PlanetScale's (and Vitess') non-blocking schema changes rely on open source tools for MySQL like pt-online-schema-change and gh-ost, which are widely used in production environments everywhere, and neither of them are too comfortable supporting FK's, though pt-osc does accommodate them to some extent (https://www.percona.com/doc/percona-toolkit/3.0/pt-online-sc...). gh-ost's lack of support was discussed on HN previously here: https://news.ycombinator.com/item?id=16983620

A good collection of resources on why they're considered problematic and many companies designing large-scale MySQL schemas tend to drop them can also be found here: https://federico-razzoli.com/foreign-key-bugs-in-mysql-and-m...

Jarwain · on May 19, 2021

Do you know if foreign keys tend to be a problem on postgresql as well?

lizztheblizz · on May 19, 2021

I don't have nearly the experience in Postgres environments to have seen the same level of real-world impact there, but a quick search presents me with the following documentation, which seems to indicate mostly similar performance challenges related to the use of Foreign Key Constraints: https://www.postgresql.org/docs/13/populate.html#POPULATE-RM...

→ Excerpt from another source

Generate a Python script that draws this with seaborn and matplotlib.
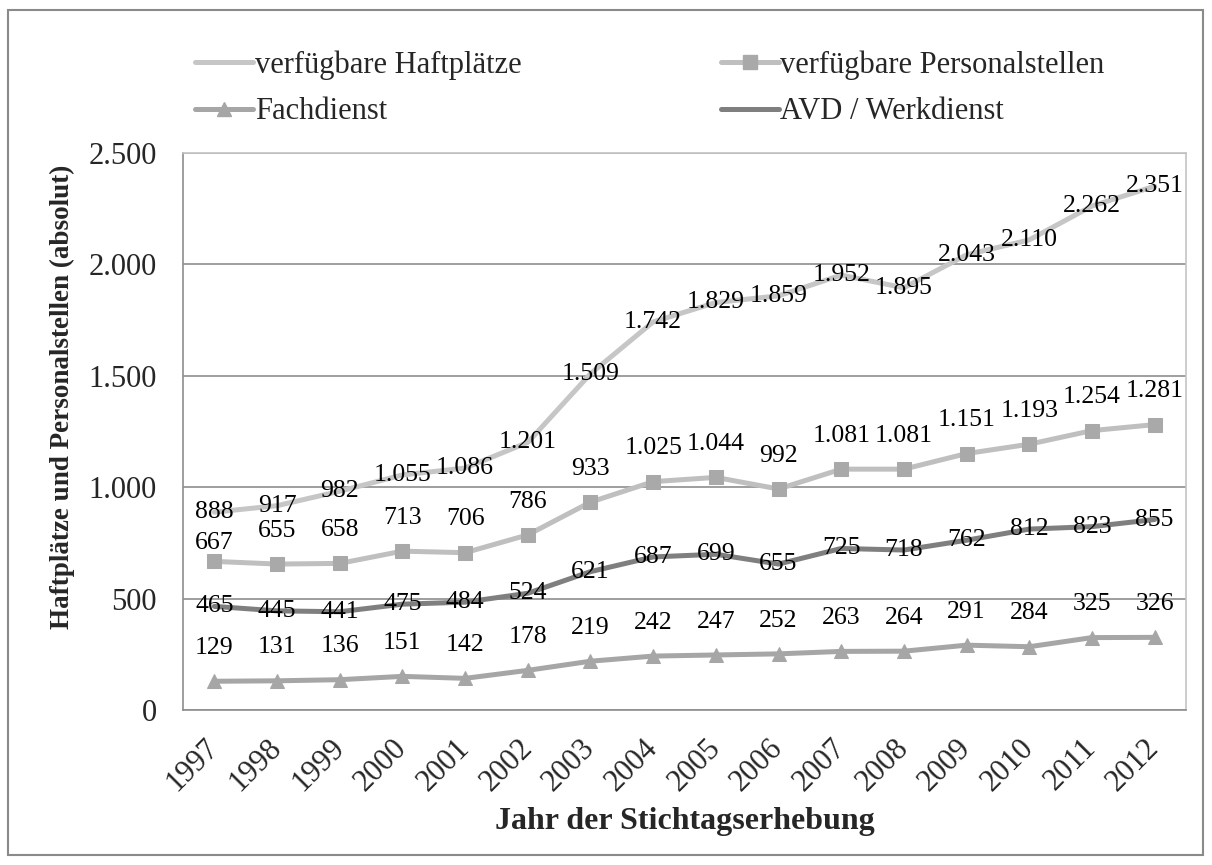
import numpy as np
import pandas as pd
import matplotlib
matplotlib.use("Agg")
import matplotlib.pyplot as plt
import seaborn as sns
from matplotlib.lines import Line2D
from matplotlib.patches import Rectangle

# data
years = ["1997", "1998", "1999", "2000", "2001", "2002", "2003", "2004",
         "2005", "2006", "2007", "2008", "2009", "2010", "2011", "2012"]
haftplaetze = [888, 917, 982, 1055, 1086, 1201, 1509, 1742,
               1829, 1859, 1952, 1895, 2043, 2110, 2262, 2351]
personalstellen = [667, 655, 658, 713, 706, 786, 933, 1025,
                   1044, 992, 1081, 1081, 1151, 1193, 1254, 1281]
fachdienst = [129, 131, 136, 151, 142, 178, 219, 242,
              247, 252, 263, 264, 291, 284, 325, 326]
avd = [465, 445, 441, 475, 484, 524, 621, 687,
       699, 655, 725, 718, 762, 812, 823, 855]

series_names = ["verfügbare Haftplätze", "verfügbare Personalstellen",
                "Fachdienst", "AVD / Werkdienst"]

sns.set_style("white")
plt.rcParams["font.family"] = ["Liberation Serif", "DejaVu Serif"]

W, H = 1212, 865
fig = plt.figure(figsize=(W / 100, H / 100), dpi=100)
ax = fig.add_axes([183 / W, 1 - 710 / H, (1186 - 183) / W, (710 - 153) / H])

x = np.arange(len(years))

# style per series: colour, marker, label offset (points above the point)
styles = {
    "verfügbare Haftplätze": dict(color="#c6c6c6", marker=None, lw=3.6, dy=0),
    "verfügbare Personalstellen": dict(color="#bfbfbf", marker="s", lw=3.6, dy=24),
    "Fachdienst": dict(color="#a6a6a6", marker="^", lw=3.6, dy=24),
    "AVD / Werkdienst": dict(color="#7f7f7f", marker=None, lw=3.6, dy=0),
}
values = {
    "verfügbare Haftplätze": haftplaetze,
    "verfügbare Personalstellen": personalstellen,
    "Fachdienst": fachdienst,
    "AVD / Werkdienst": avd,
}
# the first Personalstellen label sits closer to its marker in the original
label_dy_override = {("verfügbare Personalstellen", 0): 13}

for name in series_names:
    st = styles[name]
    df = pd.DataFrame({"x": x, "y": values[name]})
    mfc = "#a9a9a9" if st["marker"] == "s" else st["color"]
    sns.lineplot(data=df, x="x", y="y", ax=ax, color=st["color"], lw=st["lw"],
                 marker=st["marker"], markersize=10, markerfacecolor=mfc,
                 markeredgecolor=mfc, legend=False, zorder=3)
    for xi, v in zip(x, values[name]):
        lab = f"{v:,}".replace(",", ".")
        dy = label_dy_override.get((name, xi), st["dy"])
        ax.annotate(lab, (xi, v), xytext=(0, dy), textcoords="offset points",
                    ha="center", va="center", fontsize=18.5, color="black", zorder=4)

ax.set_xlim(-0.5, len(years) - 0.5)
ax.set_ylim(0, 2500)
ax.set_yticks([0, 500, 1000, 1500, 2000, 2500])
ax.set_yticklabels(["0", "500", "1.000", "1.500", "2.000", "2.500"], fontsize=22)
ax.yaxis.grid(True, color="#8e8e8e", lw=1.2)
ax.set_axisbelow(True)

ax.set_xticks(x)
ax.set_xticklabels(years, fontsize=22, rotation=45, ha="right", va="center",
                   rotation_mode="anchor")
ax.set_xticks(np.arange(-0.5, len(years)), minor=True)
ax.tick_params(axis="x", which="major", length=0, pad=24)
ax.tick_params(axis="x", which="minor", length=8, color="#8e8e8e", width=1.2)
ax.tick_params(axis="y", length=8, color="#8e8e8e", width=1.2, pad=11)
ax.set_xlabel("")
ax.set_ylabel("")

for s in ["left", "bottom"]:
    ax.spines[s].set_color("#8e8e8e")
    ax.spines[s].set_linewidth(1.2)
for s in ["top", "right"]:
    ax.spines[s].set_color("#c4c4c4")
    ax.spines[s].set_linewidth(1.2)

fig.text(62 / W, 1 - 397 / H, "Haftplätze und Personalstellen (absolut)",
         rotation=90, ha="center", va="center", fontsize=19.5, fontweight="bold")
fig.text(685 / W, 1 - 821 / H, "Jahr der Stichtagserhebung",
         ha="center", va="center", fontsize=23, fontweight="bold")

# legend: two columns, column-wise order
handles = []
for name in ["verfügbare Haftplätze", "Fachdienst",
             "verfügbare Personalstellen", "AVD / Werkdienst"]:
    st = styles[name]
    mfc = "#a9a9a9" if st["marker"] == "s" else st["color"]
    handles.append(Line2D([], [], color=st["color"], lw=st["lw"], marker=st["marker"],
                          markersize=10, markerfacecolor=mfc, markeredgecolor=mfc,
                          label=name))
fig.legend(handles=handles, ncol=2, loc="upper left",
           bbox_to_anchor=(195 / W, 1 - 50 / H), frameon=False, fontsize=22,
           handlelength=1.9, handletextpad=0.05, columnspacing=6.53,
           labelspacing=0.58, borderpad=0, borderaxespad=0)

fig.patches.append(Rectangle((8 / W, 1 - 855 / H), (1203 - 8) / W, (855 - 10) / H,
                             transform=fig.transFigure, fill=False,
                             ec="#8a8a8a", lw=1.5))

fig.savefig("out.png", dpi=100)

lizztheblizz · on May 18, 2021

Vitess' compatibility with MySQL has made major leaps in the past couple of versions and the team has started focusing on locking in ongoing compatibility with various popular development frameworks. You can find those here, and more are getting added regularly: https://github.com/planetscale/vitess-framework-testing/

The basics of MySQL compatibility are described in here, though it's important to keep in mind that just because something "works" doesn't always mean it's the best way to do things in a sharded environment: https://vitess.io/docs/reference/compatibility/mysql-compati...

ngrilly · on May 19, 2021

Thanks! Not having window functions and CTEs is a significant limitation for any kind of data analysis. But I guess the main use case is pure OLTP where it is – a bit – less relevant.